When I took the natural log of that array, I had a perfectly symmetrical (though not completely linear - but close enough for the typical range of log odds ratios) -6.21 to +6.21:

The natural log gets rid of the inverse property of odds ratios less than 1.0, and sets the bounds from -∞ to +∞. Now you can analyze those values and, if you want to present summary statistics as odds ratios instead of log odds ratios, you can just convert them back. To do that, you raise the natural number, e, to the power of the log odds ratio.

The syntax is EXP and the number you're converting:

Excel: =EXP(log_oddsratio)

SPSS: COMPUTE oddsratio = EXP(log_oddsratio) or select Exp from the Arithmetic functions in the Transform->Compute Variable dialog box

R: dataframe$oddsratio<-exp(dataframe$log_oddsratio)

SQL: EXP(log_oddsratio)

So you can play too, if you'd like, here's the Excel file containing the raw data - I've left the functions in, as well as the two charts, so you can change numbers if you'd like to play around.

Meta-analysis isn't the only analysis that uses (log) odds ratios. The Rasch measurement model (the psychometric approach I use) is built on log odds ratios.
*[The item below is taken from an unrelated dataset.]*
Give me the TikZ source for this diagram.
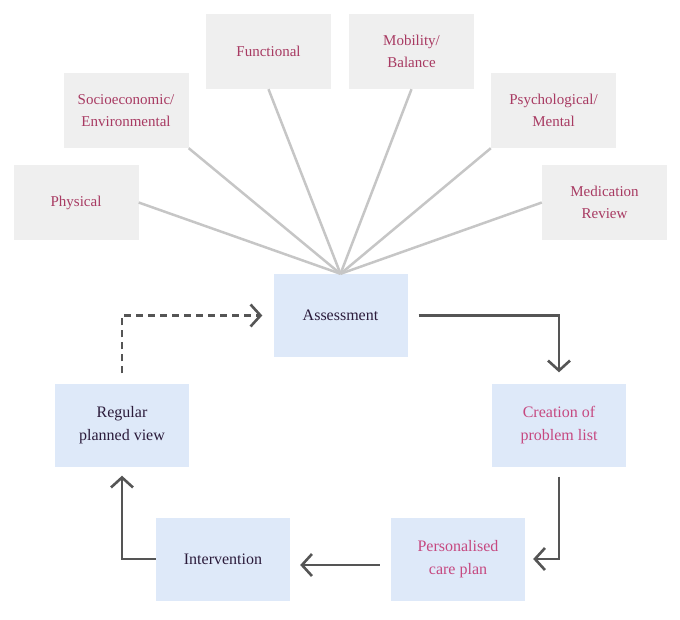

That's part of the magic behind its ability to turn ordinal scales into interval scales of measurement. (More on that later.)

BTW, for anyone wondering why I named this post as I did: Hopefully I'm not the only one who remembers the great Slinky parody seen on Ren & Stimpy. (In fact, when I typed "Ren and Stimpy" into Google, it auto-completed with "log," so clearly I'm not.)